I kept explaining to people a sense of “spiritual angst” I was feeling over things like extreme poverty and the HIV/AIDS pandemic and patterns of racism that still exist in this country and around the world. Listeners didn’t latch onto that term, so I tried another: “It’s like a sense of divine frustration.” Blank stares came back at me. Something was obviously amiss. Those two words just didn’t connect with people. Spiritual angst and divine frustration didn’t arrest people in the same way the actual concept was arresting me. I kept at it and kept at it until finally, I landed on the phrase holy discontent.1 Once that label showed up, people went nuts. Finally, they could relate. Instinctively, they knew what it meant. And instantly, they wanted to know more. I was asked to give that talk all over the world, and it eventually became a book. Ah, the beautiful by-product of choosing the right words.
In one-on-one conversations, I exercise this same discipline. If I need to have a significant conversation with a colleague, I write down my thoughts in a journal before I ever step foot into the meeting room. The other person is probably going to remember only a few sentences from our conversation, so I want to work hard to select accurate phrases of note.

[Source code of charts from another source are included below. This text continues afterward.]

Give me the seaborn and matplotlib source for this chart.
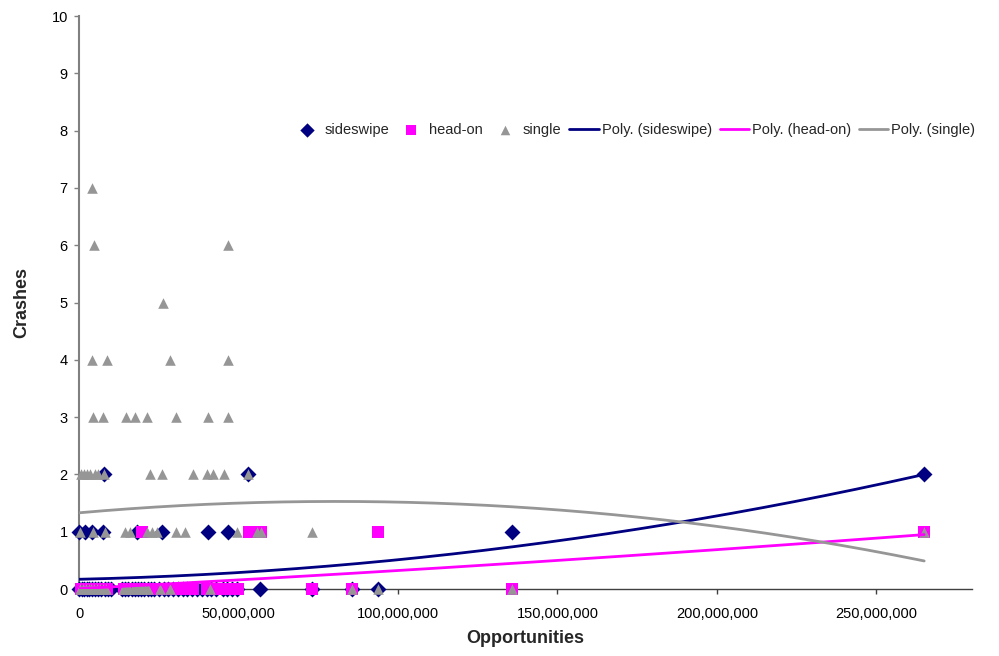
import numpy as np
import pandas as pd
import matplotlib
matplotlib.use("Agg")
import matplotlib.pyplot as plt
from matplotlib.ticker import FuncFormatter
import seaborn as sns

# Opportunities are given in millions; crashes are counts per site.
sideswipe_x = [7.8, 53.0, 265.0,
               0.0, 1.9, 4.1, 7.5, 18.2, 26.0, 40.4, 46.7, 135.7,
               0.0, 0.8, 1.6, 2.4, 3.2, 4.0, 5.0, 6.0, 7.0, 8.0, 9.0, 10.0,
               13.5, 14.5, 15.5, 16.5, 17.5, 18.5, 19.5, 20.5, 21.5, 22.5, 23.5,
               25.0, 26.5, 28.0, 29.5, 31.0, 32.5, 34.0, 35.5, 37.0, 38.5, 40.0,
               41.5, 43.0, 45.0, 46.5, 48.0, 49.5, 56.7, 73.0, 85.6, 93.7]
sideswipe_y = [2, 2, 2,
               1, 1, 1, 1, 1, 1, 1, 1, 1,
               0, 0, 0, 0, 0, 0, 0, 0, 0, 0, 0, 0,
               0, 0, 0, 0, 0, 0, 0, 0, 0, 0, 0,
               0, 0, 0, 0, 0, 0, 0, 0, 0, 0, 0,
               0, 0, 0, 0, 0, 0, 0, 0, 0, 0]

headon_x = [19.7, 53.3, 57.0, 93.7, 265.0,
            0.5, 1.2, 2.0, 2.8, 3.6, 4.4, 5.2, 6.0, 6.8, 7.6, 8.3, 8.9,
            14.2, 15.0, 16.0, 17.0, 18.0, 19.0, 20.0, 21.0, 22.0, 23.0, 24.0,
            25.0, 26.0, 27.0, 28.0, 29.0, 30.0, 31.0, 32.0, 33.0, 34.0, 35.0,
            35.6, 40.1, 41.0, 41.7, 45.5, 46.5, 47.5, 48.5, 49.9, 73.0, 85.6, 135.7]
headon_y = [1, 1, 1, 1, 1,
            0, 0, 0, 0, 0, 0, 0, 0, 0, 0, 0, 0,
            0, 0, 0, 0, 0, 0, 0, 0, 0, 0, 0,
            0, 0, 0, 0, 0, 0, 0, 0, 0, 0, 0,
            0, 0, 0, 0, 0, 0, 0, 0, 0, 0, 0, 0]

single_x = [4.1,
            4.7, 46.7,
            26.3,
            4.1, 8.8, 28.5, 46.7,
            4.4, 7.5, 14.7, 17.6, 21.3, 30.4, 40.4, 46.7,
            0.5, 1.5, 2.5, 3.5, 5.0, 6.0, 7.8, 22.3, 26.0, 35.7, 40.1, 42.0, 45.5, 53.0,
            0.4, 4.4, 8.2, 14.4, 16.0, 21.3, 22.8, 24.4, 30.4, 33.2, 49.6, 55.8, 57.0, 73.0, 265.0,
            0.3, 1.2, 2.1, 3.0, 3.9, 4.8, 5.7, 6.6, 7.5, 8.4, 13.8, 14.8, 15.8,
            16.8, 17.8, 18.8, 19.8, 20.8, 21.6, 25.4, 28.5, 41.0, 85.6, 93.7, 135.7]
single_y = [7,
            6, 6,
            5,
            4, 4, 4, 4,
            3, 3, 3, 3, 3, 3, 3, 3,
            2, 2, 2, 2, 2, 2, 2, 2, 2, 2, 2, 2, 2, 2,
            1, 1, 1, 1, 1, 1, 1, 1, 1, 1, 1, 1, 1, 1, 1,
            0, 0, 0, 0, 0, 0, 0, 0, 0, 0, 0, 0, 0,
            0, 0, 0, 0, 0, 0, 0, 0, 0, 0, 0, 0]

# Second-order trendline coefficients (x in millions): a*x^2 + b*x + c
sideswipe_poly = [2.119e-5, 1.289e-3, 0.17]
headon_poly = [2.43e-6, 2.915e-3, 0.0068]
single_poly = [-3.053e-5, 4.92e-3, 1.33]

x_ticks = [0, 50, 100, 150, 200, 250]
y_ticks = list(range(0, 11))

NAVY = "#000080"
MAGENTA = "#FF00FF"
GRAY = "#969696"

sns.set_style("white")
plt.rcParams["font.family"] = ["Liberation Sans", "DejaVu Sans"]

fig = plt.figure(figsize=(9.99, 6.56), dpi=100)
ax = fig.add_axes([0.0791, 0.1021, 0.8939, 0.8735])

M = 1e6
df_side = pd.DataFrame({"x": np.array(sideswipe_x) * M, "y": sideswipe_y})
df_head = pd.DataFrame({"x": np.array(headon_x) * M, "y": headon_y})
df_single = pd.DataFrame({"x": np.array(single_x) * M, "y": single_y})

sns.scatterplot(data=df_side, x="x", y="y", ax=ax, marker="D", s=66,
                color=NAVY, linewidth=0, label="sideswipe", clip_on=False, zorder=3)
sns.scatterplot(data=df_head, x="x", y="y", ax=ax, marker="s", s=66,
                color=MAGENTA, linewidth=0, label="head-on", clip_on=False, zorder=4)
sns.scatterplot(data=df_single, x="x", y="y", ax=ax, marker="^", s=58,
                color=GRAY, linewidth=0, label="single", clip_on=False, zorder=5)

# Trendlines span the observed range of opportunities
def trend_frame(xs, coeffs):
    grid = np.linspace(0, max(xs), 300)
    return pd.DataFrame({"x": grid * M, "y": np.polyval(coeffs, grid)})

for xs, coeffs, col, name in [
    (sideswipe_x, sideswipe_poly, NAVY, "Poly. (sideswipe)"),
    (headon_x, headon_poly, MAGENTA, "Poly. (head-on)"),
    (single_x, single_poly, GRAY, "Poly. (single)"),
]:
    sns.lineplot(data=trend_frame(xs, coeffs), x="x", y="y", ax=ax, color=col,
                 linewidth=2.0, label=name, zorder=6, estimator=None, sort=False)

ax.set_xlim(0, 280 * M)
ax.set_ylim(0, 10)
ax.set_xticks([t * M for t in x_ticks])
ax.set_yticks(y_ticks)
ax.xaxis.set_major_formatter(FuncFormatter(lambda v, p: f"{v:,.0f}"))

for side in ("top", "right"):
    ax.spines[side].set_visible(False)
ax.spines["left"].set_color("#808080")
ax.spines["left"].set_linewidth(1.5)
ax.spines["bottom"].set_color("#404040")
ax.spines["bottom"].set_linewidth(1.0)
ax.spines["bottom"].set_zorder(2)

ax.tick_params(axis="x", direction="out", length=3.6, width=1.0, color="#404040",
               pad=9, labelsize=10.5, labelcolor="black")
ax.tick_params(axis="y", direction="out", length=3.6, width=1.0, color="#808080",
               pad=4.5, labelsize=10.5, labelcolor="black")
ax.xaxis.set_ticks_position("bottom")
ax.yaxis.set_ticks_position("left")

ax.set_xlabel("Opportunities", fontsize=13, fontweight="bold")
ax.set_ylabel("Crashes", fontsize=13, fontweight="bold")
ax.xaxis.set_label_coords(0.5, -0.071)
ax.yaxis.set_label_coords(-0.055, 0.5)
ax.grid(False)

handles, labels = ax.get_legend_handles_labels()
ax.legend(handles, labels, loc="center left", bbox_to_anchor=(292 / 999, 1 - 130 / 656),
          bbox_transform=fig.transFigure, ncol=6, frameon=False, fontsize=10.5,
          handlelength=2.0, handletextpad=0.2, columnspacing=0.55,
          borderpad=0, borderaxespad=0, markerscale=0.9)

fig.savefig("out.png", dpi=100)
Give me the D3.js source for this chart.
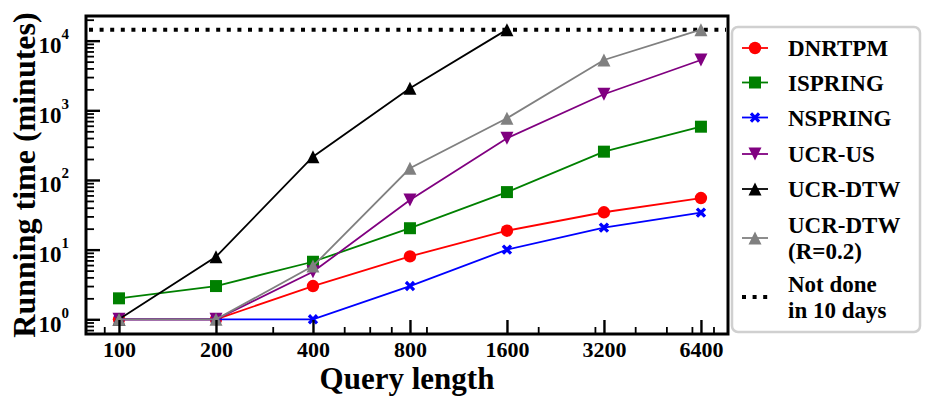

For instance, if a serious problem exists with an underperforming staff member—especially if that person has been confronted by others before my meeting with them—I might look at them and say, “This is your 911 call. What we’re dealing with right here, right now, carries with it the top level of urgency and importance. If this behavior does not change—immediately —you’ll be asked to leave our staff. This is what I want you to remember when you walk out of the room today. Nine-one-one … are we clear?”
We usually are.
In other situations in which the other person may believe the stakes are high when in fact they are not, I will relieve them early in the conversation by saying, “This subject is important, but please understand me: we are not in an emergency here. There are no blinking red lights, no wailing sirens, and no secret agents cleaning out your office while you’re in here. Are you with me?
“What I am saying,” I continue, “is that over a reasonable period of time your manager and I need to see dramatic improvement in this area. The only thing I’m after today is your strong commitment to improvement. Deal?”
Language matters! The right words will make vision talks soar. Carefully chosen phrases can make strategic plans sound like rally cries. Do the work, and you’ll experience the payoff.